▶ **Problem**: Omit every picture, and retype the lines that run from the beginning of the data below through the line containing "epochs = [round(28.0", inclusive.
# Start of Data segment
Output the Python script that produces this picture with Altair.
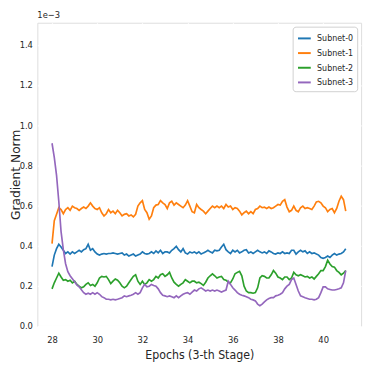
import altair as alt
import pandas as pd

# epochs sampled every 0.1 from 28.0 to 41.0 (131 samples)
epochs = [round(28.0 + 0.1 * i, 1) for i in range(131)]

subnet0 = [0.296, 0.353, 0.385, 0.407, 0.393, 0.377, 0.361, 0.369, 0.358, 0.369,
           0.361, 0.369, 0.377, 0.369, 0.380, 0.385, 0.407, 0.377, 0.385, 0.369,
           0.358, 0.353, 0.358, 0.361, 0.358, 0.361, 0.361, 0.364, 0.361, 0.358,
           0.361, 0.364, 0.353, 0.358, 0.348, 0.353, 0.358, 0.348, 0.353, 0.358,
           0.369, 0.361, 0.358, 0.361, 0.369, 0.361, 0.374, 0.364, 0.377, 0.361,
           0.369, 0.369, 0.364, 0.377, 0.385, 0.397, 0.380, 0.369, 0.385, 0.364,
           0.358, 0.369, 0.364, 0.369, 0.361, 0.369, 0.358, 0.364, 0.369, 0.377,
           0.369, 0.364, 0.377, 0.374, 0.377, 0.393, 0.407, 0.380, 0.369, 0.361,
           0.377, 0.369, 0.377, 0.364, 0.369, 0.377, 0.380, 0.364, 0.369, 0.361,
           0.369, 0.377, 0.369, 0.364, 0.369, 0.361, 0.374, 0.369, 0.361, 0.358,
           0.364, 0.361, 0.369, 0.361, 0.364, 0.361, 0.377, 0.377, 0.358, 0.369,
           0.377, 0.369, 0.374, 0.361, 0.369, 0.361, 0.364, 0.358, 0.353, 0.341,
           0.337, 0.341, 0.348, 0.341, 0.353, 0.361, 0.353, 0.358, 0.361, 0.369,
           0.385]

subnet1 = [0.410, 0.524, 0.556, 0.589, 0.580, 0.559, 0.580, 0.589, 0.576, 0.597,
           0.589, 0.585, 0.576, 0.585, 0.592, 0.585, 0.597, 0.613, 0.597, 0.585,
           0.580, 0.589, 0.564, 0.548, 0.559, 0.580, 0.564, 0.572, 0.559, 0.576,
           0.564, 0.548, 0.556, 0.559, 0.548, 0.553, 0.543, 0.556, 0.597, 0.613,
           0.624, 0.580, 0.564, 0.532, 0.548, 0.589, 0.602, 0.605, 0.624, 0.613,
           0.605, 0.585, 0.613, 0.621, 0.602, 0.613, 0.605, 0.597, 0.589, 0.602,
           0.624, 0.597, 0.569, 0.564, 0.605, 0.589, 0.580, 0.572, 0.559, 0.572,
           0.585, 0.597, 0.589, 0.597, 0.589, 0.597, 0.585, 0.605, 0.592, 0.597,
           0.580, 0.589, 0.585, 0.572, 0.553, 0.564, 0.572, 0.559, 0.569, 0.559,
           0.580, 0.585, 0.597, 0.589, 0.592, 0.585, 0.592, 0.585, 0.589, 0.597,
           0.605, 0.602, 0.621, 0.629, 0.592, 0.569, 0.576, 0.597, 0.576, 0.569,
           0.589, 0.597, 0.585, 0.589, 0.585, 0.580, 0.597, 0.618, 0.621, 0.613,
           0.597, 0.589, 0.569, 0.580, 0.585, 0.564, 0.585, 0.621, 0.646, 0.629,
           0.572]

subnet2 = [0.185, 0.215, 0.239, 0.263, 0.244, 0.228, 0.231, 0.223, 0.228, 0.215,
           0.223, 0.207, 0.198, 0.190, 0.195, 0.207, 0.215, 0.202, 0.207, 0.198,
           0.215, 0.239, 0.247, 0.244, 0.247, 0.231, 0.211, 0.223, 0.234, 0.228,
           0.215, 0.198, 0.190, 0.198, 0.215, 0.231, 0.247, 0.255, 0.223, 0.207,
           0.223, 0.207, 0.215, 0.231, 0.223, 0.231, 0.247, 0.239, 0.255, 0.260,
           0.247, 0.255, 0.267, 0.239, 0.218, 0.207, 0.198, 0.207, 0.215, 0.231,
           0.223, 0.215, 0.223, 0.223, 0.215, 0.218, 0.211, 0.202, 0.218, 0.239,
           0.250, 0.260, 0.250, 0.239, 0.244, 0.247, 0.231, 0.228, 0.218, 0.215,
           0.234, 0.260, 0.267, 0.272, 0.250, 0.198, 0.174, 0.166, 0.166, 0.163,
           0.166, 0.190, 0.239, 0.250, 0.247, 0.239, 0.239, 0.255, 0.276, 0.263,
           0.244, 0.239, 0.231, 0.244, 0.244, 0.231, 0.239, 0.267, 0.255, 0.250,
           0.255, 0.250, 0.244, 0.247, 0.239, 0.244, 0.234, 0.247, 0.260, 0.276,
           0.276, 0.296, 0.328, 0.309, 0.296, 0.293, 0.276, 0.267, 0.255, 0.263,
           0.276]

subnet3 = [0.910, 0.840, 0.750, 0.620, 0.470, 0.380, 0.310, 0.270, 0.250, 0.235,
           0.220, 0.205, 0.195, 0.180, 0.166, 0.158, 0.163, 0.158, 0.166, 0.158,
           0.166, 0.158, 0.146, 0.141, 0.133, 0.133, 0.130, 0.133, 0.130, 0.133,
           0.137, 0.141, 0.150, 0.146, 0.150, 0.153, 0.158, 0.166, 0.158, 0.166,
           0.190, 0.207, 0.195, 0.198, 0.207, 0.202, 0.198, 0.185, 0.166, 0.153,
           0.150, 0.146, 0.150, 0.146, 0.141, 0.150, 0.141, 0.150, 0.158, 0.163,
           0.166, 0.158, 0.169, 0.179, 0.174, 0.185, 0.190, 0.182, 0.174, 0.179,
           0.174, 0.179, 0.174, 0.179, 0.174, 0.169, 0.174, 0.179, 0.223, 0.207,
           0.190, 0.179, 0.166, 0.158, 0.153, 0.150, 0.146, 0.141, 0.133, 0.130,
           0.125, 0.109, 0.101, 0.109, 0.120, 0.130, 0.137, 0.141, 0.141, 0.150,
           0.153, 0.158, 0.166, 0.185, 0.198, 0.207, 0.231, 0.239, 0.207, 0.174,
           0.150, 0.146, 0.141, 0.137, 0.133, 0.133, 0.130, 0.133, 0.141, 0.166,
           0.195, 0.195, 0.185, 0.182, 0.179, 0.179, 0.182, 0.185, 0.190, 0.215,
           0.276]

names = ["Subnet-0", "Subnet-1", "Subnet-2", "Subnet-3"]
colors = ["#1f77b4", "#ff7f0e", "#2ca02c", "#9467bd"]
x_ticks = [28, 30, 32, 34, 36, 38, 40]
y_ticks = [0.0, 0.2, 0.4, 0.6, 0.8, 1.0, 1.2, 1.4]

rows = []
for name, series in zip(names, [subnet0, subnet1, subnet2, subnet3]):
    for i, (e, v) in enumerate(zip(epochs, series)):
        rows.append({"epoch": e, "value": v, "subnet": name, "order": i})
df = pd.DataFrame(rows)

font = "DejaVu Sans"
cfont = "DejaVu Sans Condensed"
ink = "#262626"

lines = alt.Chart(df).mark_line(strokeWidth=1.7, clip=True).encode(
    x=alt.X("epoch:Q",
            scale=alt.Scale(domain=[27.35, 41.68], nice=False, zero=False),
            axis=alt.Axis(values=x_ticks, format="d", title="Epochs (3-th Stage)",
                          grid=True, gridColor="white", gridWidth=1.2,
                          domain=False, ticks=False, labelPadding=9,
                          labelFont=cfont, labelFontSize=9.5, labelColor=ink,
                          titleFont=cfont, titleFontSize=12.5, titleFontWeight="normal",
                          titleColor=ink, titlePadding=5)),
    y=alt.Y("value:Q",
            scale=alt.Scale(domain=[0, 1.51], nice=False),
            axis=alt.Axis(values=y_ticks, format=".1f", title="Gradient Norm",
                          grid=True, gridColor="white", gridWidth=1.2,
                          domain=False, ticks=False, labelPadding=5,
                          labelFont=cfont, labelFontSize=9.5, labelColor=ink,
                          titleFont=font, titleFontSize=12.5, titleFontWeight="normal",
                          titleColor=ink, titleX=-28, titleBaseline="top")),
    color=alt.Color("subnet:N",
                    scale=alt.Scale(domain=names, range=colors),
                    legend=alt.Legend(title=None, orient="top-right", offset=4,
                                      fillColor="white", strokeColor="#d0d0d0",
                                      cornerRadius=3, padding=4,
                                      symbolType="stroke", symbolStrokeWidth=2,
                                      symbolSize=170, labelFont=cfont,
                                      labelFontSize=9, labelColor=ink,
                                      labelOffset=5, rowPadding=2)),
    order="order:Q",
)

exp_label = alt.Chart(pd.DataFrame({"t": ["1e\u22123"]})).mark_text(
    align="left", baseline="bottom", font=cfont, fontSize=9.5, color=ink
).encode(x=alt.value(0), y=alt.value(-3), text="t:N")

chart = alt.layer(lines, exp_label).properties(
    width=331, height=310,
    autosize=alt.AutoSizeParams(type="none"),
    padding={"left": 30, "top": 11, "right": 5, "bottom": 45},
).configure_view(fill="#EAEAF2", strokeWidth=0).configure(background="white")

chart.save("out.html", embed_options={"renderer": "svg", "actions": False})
# End of Data segment
▶ **Output for this task**:
Output the Python script that produces this picture with Altair.
import altair as alt
import pandas as pd

# epochs sampled every 0.1 from 28.0 to 41.0 (131 samples)
epochs = [round(28.0 + 0.1 * i, 1) for i in range(131)]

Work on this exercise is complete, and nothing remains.